In the dynamic business landscape, being able to identify early warning signs of trouble in a business is crucial. Early detection of issues can lead to timely intervention, potentially saving a business from failure. This article outlines key indicators that suggest a business may be facing difficulties.
1. Cash Flow Problems
- Inability to Pay Bills on Time: Regularly struggling to pay suppliers and creditors is a classic sign of cash flow issues.
- Over-reliance on Overdrafts: Consistent reliance on overdraft facilities or lines of credit can indicate underlying financial problems.
2. Declining Sales and Revenue
- Consistent Drop in Sales: A sustained decrease in sales over several quarters can be a sign of market disinterest or increased competition.
- Reduced Revenue: If revenue is consistently falling, it’s a clear signal that the business is struggling to maintain its market position.
3. High Staff Turnover
- Loss of Key Staff: High turnover, especially of key staff members, can indicate internal issues and impact the business’s operational capability.
4. Poor Financial Management
- Lack of Financial Records: Inadequate record-keeping or irregular financial reporting can hide deeper problems.
- Tax Arrears: Falling behind on tax obligations, including GST or PAYG, is a serious concern.
5. Inventory Issues
- Excess Inventory: Excessive stock can tie up cash and indicate poor inventory management.
- Stock Shortages: Conversely, regular stock shortages may suggest poor planning or cash flow issues preventing adequate stock purchase.
6. Customer Complaints and Loss of Clients
- Increase in Complaints: Rising customer complaints can be a sign of declining product or service quality.
- Loss of Long-term Clients: Losing long-term or major clients can significantly impact revenue.
7. Decreasing Profit Margins
- Eroding Margins: If profit margins are consistently falling, it could indicate rising costs, pricing pressures, or inefficiencies.
8. Lack of Strategic Direction
- Unclear Business Plan: A lack of clear business goals or a strategic plan can leave a business directionless and vulnerable to market changes.
9. Reliance on Few Customers
- Customer Concentration Risk: Heavy reliance on a small number of customers can pose a significant risk if one or more of those customers withdraw their business.

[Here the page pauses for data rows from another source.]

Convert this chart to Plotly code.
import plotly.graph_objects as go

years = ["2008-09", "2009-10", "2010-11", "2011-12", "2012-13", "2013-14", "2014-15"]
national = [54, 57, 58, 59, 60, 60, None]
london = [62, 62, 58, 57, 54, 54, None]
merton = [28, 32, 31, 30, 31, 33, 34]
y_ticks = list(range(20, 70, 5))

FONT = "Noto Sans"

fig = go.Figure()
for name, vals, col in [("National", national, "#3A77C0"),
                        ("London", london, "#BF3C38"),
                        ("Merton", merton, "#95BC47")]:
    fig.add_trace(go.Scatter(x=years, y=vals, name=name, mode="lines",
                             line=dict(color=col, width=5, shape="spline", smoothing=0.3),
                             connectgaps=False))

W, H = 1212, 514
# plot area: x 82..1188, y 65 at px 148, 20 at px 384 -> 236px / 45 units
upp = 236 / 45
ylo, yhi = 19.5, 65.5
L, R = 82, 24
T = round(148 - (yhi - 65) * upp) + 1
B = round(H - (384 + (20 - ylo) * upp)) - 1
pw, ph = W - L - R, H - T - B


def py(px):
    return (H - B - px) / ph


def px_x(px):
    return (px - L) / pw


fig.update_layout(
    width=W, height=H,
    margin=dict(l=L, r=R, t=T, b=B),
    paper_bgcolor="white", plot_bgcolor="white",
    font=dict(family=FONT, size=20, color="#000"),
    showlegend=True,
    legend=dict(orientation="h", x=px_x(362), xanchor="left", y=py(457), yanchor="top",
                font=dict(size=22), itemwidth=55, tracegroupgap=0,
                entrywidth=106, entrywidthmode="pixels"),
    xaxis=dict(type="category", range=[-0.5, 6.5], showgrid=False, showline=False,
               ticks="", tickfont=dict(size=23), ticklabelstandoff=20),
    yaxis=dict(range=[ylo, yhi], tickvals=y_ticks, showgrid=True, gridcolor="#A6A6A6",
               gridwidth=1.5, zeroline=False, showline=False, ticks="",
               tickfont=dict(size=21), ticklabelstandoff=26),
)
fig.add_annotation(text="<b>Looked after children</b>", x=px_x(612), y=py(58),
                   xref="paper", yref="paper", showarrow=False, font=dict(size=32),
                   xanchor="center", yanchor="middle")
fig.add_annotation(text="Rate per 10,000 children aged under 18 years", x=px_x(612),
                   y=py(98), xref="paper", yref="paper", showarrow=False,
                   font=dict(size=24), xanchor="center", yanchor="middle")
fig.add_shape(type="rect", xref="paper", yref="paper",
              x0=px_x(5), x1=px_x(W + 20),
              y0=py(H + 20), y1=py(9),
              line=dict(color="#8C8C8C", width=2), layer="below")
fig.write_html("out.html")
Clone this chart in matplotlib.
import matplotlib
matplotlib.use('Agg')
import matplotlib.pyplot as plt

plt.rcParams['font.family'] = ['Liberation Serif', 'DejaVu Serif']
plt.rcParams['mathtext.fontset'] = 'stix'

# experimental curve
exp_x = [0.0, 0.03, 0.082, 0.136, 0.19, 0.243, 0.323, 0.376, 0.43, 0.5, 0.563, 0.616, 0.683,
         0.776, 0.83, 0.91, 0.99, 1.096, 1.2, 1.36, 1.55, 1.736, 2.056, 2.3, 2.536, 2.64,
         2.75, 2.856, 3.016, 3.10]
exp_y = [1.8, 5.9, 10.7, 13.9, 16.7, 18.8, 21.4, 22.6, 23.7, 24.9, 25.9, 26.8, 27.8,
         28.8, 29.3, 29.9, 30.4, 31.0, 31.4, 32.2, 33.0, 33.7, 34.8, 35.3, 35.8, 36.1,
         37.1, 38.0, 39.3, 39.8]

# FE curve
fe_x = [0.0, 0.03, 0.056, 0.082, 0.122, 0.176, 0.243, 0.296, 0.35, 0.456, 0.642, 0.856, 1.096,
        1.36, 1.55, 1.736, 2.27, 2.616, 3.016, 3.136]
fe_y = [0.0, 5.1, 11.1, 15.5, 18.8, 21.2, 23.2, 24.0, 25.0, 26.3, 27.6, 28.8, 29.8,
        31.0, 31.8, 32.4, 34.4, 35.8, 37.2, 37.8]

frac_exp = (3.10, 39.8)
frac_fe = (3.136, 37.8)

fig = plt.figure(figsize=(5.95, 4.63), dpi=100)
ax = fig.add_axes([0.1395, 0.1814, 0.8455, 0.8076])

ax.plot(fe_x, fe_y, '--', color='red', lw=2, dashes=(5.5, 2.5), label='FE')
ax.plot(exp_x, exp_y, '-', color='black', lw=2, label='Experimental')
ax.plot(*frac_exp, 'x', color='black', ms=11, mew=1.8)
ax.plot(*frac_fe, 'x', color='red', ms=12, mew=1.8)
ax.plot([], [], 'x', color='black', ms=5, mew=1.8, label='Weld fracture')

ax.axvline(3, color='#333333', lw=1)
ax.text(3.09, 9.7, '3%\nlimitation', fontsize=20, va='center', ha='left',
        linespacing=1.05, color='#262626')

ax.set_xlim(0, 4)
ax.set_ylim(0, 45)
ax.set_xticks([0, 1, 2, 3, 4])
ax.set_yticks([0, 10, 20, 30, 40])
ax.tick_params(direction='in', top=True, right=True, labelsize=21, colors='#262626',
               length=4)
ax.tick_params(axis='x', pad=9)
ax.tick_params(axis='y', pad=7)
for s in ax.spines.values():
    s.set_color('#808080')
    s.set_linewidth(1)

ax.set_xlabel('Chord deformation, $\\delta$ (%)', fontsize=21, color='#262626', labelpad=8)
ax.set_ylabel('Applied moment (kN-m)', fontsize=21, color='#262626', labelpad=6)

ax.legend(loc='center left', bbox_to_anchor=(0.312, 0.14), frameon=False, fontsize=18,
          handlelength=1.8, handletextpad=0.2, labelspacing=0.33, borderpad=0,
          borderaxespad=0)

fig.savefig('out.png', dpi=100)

10. Legal and Compliance Issues
- Legal Disputes: Frequent legal problems or compliance issues can drain resources and affect reputation.
11. Industry or Economic Changes
- Negative Industry Trends: Shifts in industry trends or economic downturns can impact a business if not appropriately navigated.
Recognising these warning signs can help business owners and stakeholders take proactive steps to address issues before they become insurmountable. Timely intervention, which might include seeking financial advice, restructuring, or reviewing business strategies, can be crucial in turning a struggling business around. In the fast-evolving Australian market, staying vigilant to these indicators is key to maintaining business health and success.